Now, here’s the thing: you want to develop FAI. In order to develop FAI, you will need tools. The best tool is Tool AI. Consider a bootstrapping scheme: in order for commands written in English to be properly followed, you first make AI for the very purpose of modelling human language semantics. You can check that the AI is on the same page as you are by discussing with it and asking questions such as: “is doing X in line with the objective ‘Y’?”; it doesn’t even need to be self-modifying at all. The resulting AI can then be transformed into a utility function computer: you give the first AI an English statement and build a second AI maximizing the utility which is given to it by the first AI.
And let’s be frank here: how else do you figure friendly AI could be made? The human brain is a complex, organically grown, possibly inconsistent mess; you are not going, from human wits alone, to build some kind of formal proof of friendliness, even a probabilistic one. More likely than not, there is no such thing: concepts such as life, consciousness, happiness or sentience are ill-defined and you can’t even demonstrate the friendliness of a human being, or even of a group of human beings, let alone of humanity as a whole, which also is a poorly defined thing.

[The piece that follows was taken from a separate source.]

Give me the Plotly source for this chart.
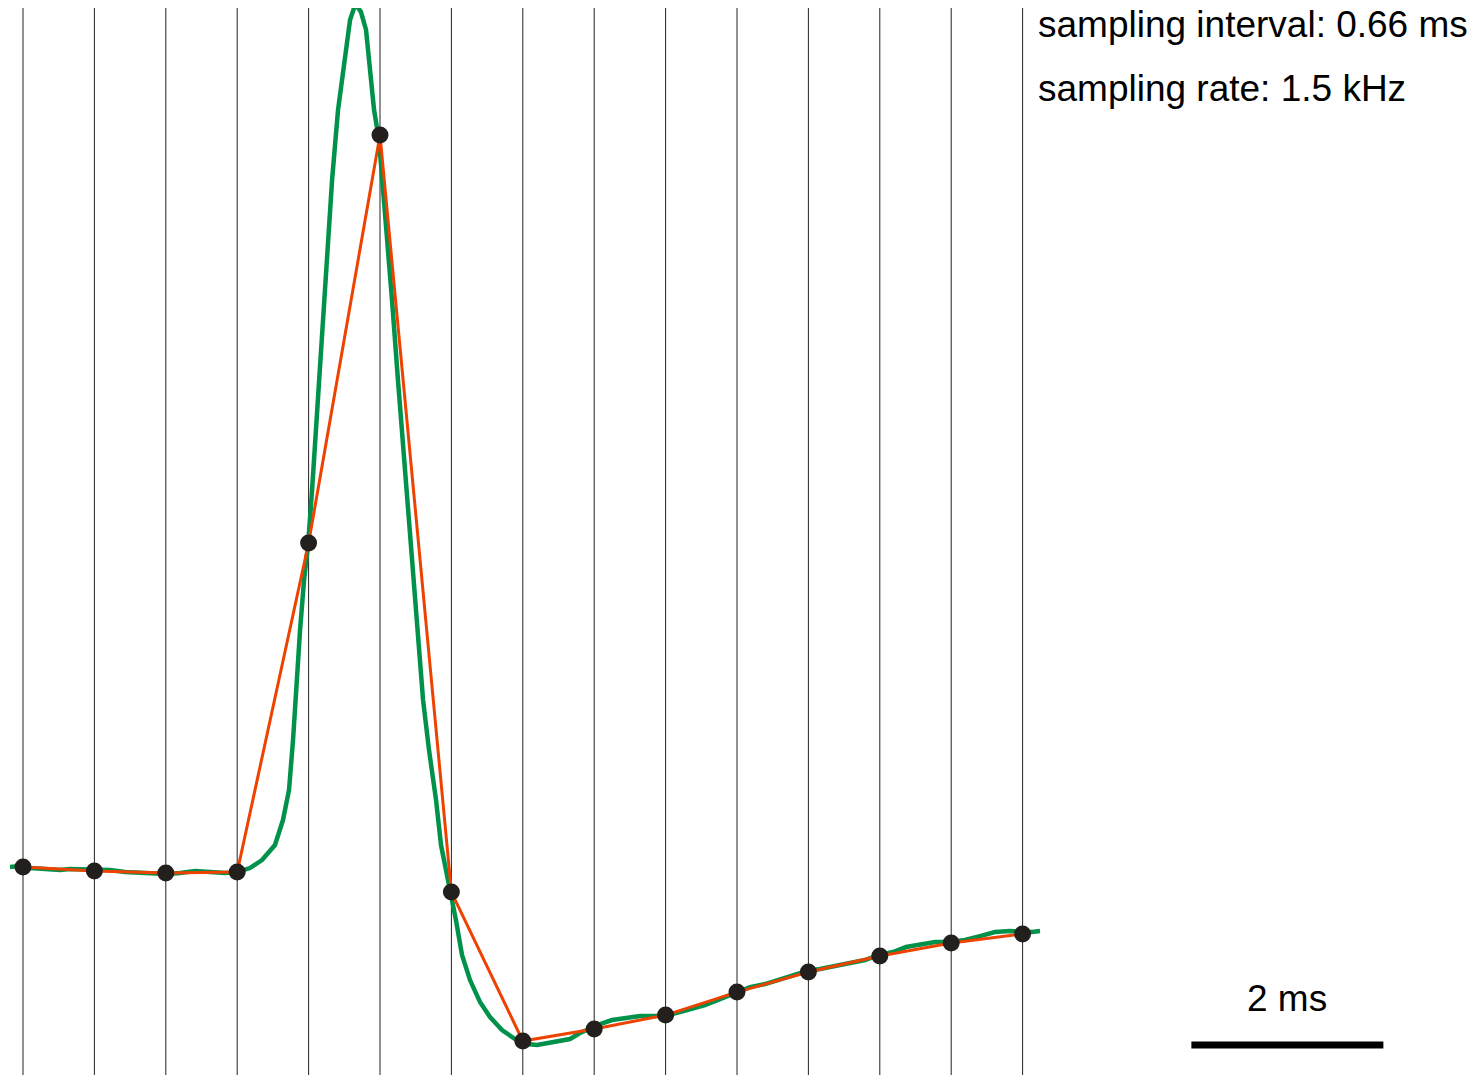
import plotly.graph_objects as go

# Sampled points (ms, mV)
sample_t = [0.00, 0.66, 1.32, 1.98, 2.64, 3.30, 3.96, 4.62, 5.28, 5.94, 6.60, 7.26, 7.92, 8.58, 9.24]
sample_v = [-64.65, -65.12, -65.35, -65.23, -27.17, 20.04, -67.55, -84.78, -83.40, -81.78,
            -79.12, -76.80, -74.95, -73.45, -72.40]

# Continuous recording (ms, mV)
trace_t = [-0.120, -0.028, 0.065, 0.203, 0.342, 0.434, 0.527, 0.656, 0.804, 0.943, 1.081, 1.220,
           1.322, 1.452, 1.590, 1.729, 1.867, 1.978, 2.098, 2.209, 2.329, 2.403, 2.459, 2.496,
           2.524, 2.561, 2.598, 2.635, 2.672, 2.727, 2.792, 2.857, 2.912, 2.968, 3.023, 3.060,
           3.088, 3.124, 3.171, 3.208, 3.245, 3.291, 3.346, 3.411, 3.466, 3.522, 3.577, 3.633,
           3.698, 3.753, 3.818, 3.864, 3.919, 3.956, 4.002, 4.058, 4.132, 4.224, 4.317, 4.428,
           4.548, 4.659, 4.751, 4.853, 4.964, 5.056, 5.149, 5.241, 5.334, 5.445, 5.565, 5.704,
           5.842, 5.962, 6.073, 6.166, 6.304, 6.443, 6.591, 6.721, 6.859, 6.998, 7.136, 7.247,
           7.367, 7.506, 7.645, 7.783, 7.913, 8.042, 8.162, 8.292, 8.431, 8.569, 8.708, 8.846,
           8.985, 9.124, 9.225, 9.327, 9.401]
trace_v = [-64.65, -64.54, -64.77, -64.88, -65.00, -64.88, -64.88, -65.00, -65.00, -65.23, -65.35, -65.35,
           -65.46, -65.35, -65.12, -65.23, -65.35, -65.23, -64.77, -63.84, -62.11, -59.22, -55.74, -49.96,
           -44.17, -37.23, -31.45, -27.40, -21.03, -10.62, 3.26, 14.83, 22.93, 28.72, 33.35, 34.73,
           34.96, 34.27, 32.19, 27.56, 22.93, 19.46, 11.36, 0.95, -8.31, -17.56, -26.82, -36.08,
           -45.33, -51.12, -56.90, -62.11, -65.58, -67.55, -70.79, -74.83, -77.73, -80.27, -82.01, -83.51,
           -84.55, -85.13, -85.25, -85.02, -84.78, -84.55, -83.86, -83.28, -82.82, -82.36, -82.12, -81.89,
           -81.89, -81.78, -81.43, -81.08, -80.62, -79.93, -79.12, -78.54, -78.19, -77.61, -77.15, -76.69,
           -76.45, -76.11, -75.64, -75.41, -74.83, -74.49, -73.91, -73.68, -73.33, -73.33, -73.10, -72.64,
           -72.17, -72.06, -72.17, -72.17, -72.06]

info_lines = ["sampling interval: 0.66 ms", "sampling rate: 1.5 kHz"]
scale_label = "2 ms"
scale_start = 10.80
scale_len = 1.775
scale_y = -85.25

X_RANGE = [-0.1387, 13.542]
Y_RANGE = [-89.64, 34.73]

W, H = 1480, 1075
OFF = 8  # page body margin
FONT = dict(family="Liberation Sans, Arial", size=37, color="black")

fig = go.Figure()

# vertical sampling lines
for t in sample_t:
    fig.add_shape(type="line", x0=t, x1=t, xref="x", yref="paper", y0=0, y1=1,
                  line=dict(color="#222222", width=1), layer="below")

fig.add_trace(go.Scatter(x=trace_t, y=trace_v, mode="lines",
                         line=dict(color="#00924A", width=4.5), hoverinfo="skip"))
fig.add_trace(go.Scatter(x=sample_t, y=sample_v, mode="lines",
                         line=dict(color="#EE4200", width=3), hoverinfo="skip"))
fig.add_trace(go.Scatter(x=sample_t, y=sample_v, mode="markers",
                         marker=dict(color="#231F1D", size=17), hoverinfo="skip"))

# scale bar
fig.add_shape(type="line", x0=scale_start, x1=scale_start + scale_len, y0=scale_y, y1=scale_y,
              xref="x", yref="y", line=dict(color="black", width=7))
fig.add_annotation(x=scale_start + scale_len / 2, y=1 - (998 - OFF) / H, xref="x", yref="paper",
                   text=scale_label, showarrow=False, xanchor="center", yanchor="middle",
                   font=FONT)

for i, line in enumerate(info_lines):
    fig.add_annotation(x=(1036 - OFF) / W, y=1 - (24 + 65 * i - OFF) / H, xref="paper", yref="paper",
                       text=line, showarrow=False, xanchor="left", yanchor="middle",
                       font=FONT)

fig.update_layout(
    width=W, height=H,
    margin=dict(l=0, r=0, t=0, b=0),
    paper_bgcolor="white", plot_bgcolor="white",
    showlegend=False,
    xaxis=dict(range=X_RANGE, visible=False, showgrid=False, zeroline=False),
    yaxis=dict(range=Y_RANGE, visible=False, showgrid=False, zeroline=False),
)

fig.write_html("out.html")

However, massive amounts of information about our internal thought processes are leaked through our languages. You need AI to sift through it and model these processes, their average and their variance. You need AI to extract this information, fill in the holes, produce probability clouds about intent that match whatever borderline incoherent porridge of ideas our brains implement as the end result of billions of years of evolutionary fumbling. In a sense, I guess this would be X in your seed AI: AI which already demonstrated, to our satisfaction, that it understands what we mean, and directly takes charge of a second AI’s utility measurement. I don’t really see any alternatives: if you want FAI, start by focusing on AI that can extract meaning from sentences. Reliable semantic extraction is virtually a prerequisite for FAI, if you can’t do the former, forget about the latter.